Su Hwang's book Bodega, highlights immigrant life in New York. The text mainly focuses through the lens of her family, a Korean immigrant family. She uses different stanza forms to concisely create a vivid scene, enhance flow, bring harmony, and enhance subject matter.
One example is in her poem, “Sestina of Koreatown Burning: LA Riots, 1992; after Patricia Smith”. In this poem, we are given a scene during the L.A. riots. Because of this sestina, Hwang is able to show us, “weepy palm trees set aflame against / raging stenciled ghosts. Mutinies filmed live / from helicopters soaring above shattered / bodies hurled to the ground” (52). A sestina paints a story and ends it with a final tercet bringing the whole poem to a close. “[Black neighbors stood against / our store entrance to prevent glass /] from breaking. A chain of fists to shatter: / not all Black and Korean lives were against / each other—grounded amid webbed glass” (53). With Hwang using a sestina, her ending tercet redirects the narrative that our white society has portrayed in media, the Asian community versus the Black community during the riots.

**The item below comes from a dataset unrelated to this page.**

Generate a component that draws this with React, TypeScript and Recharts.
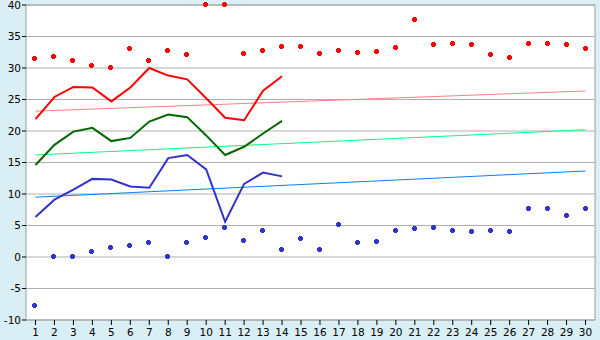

Poetry forms are helpful in creating vivid scenes for readers and helping guide the story along. Hwang does that and more. Her collection is filled with sestinas, tercets and couplets, and many other poetry forms. With this in her collection, she gives readers vivid images of her life, her expectations, and very prominent events in history, all through the lens of an immigrant family.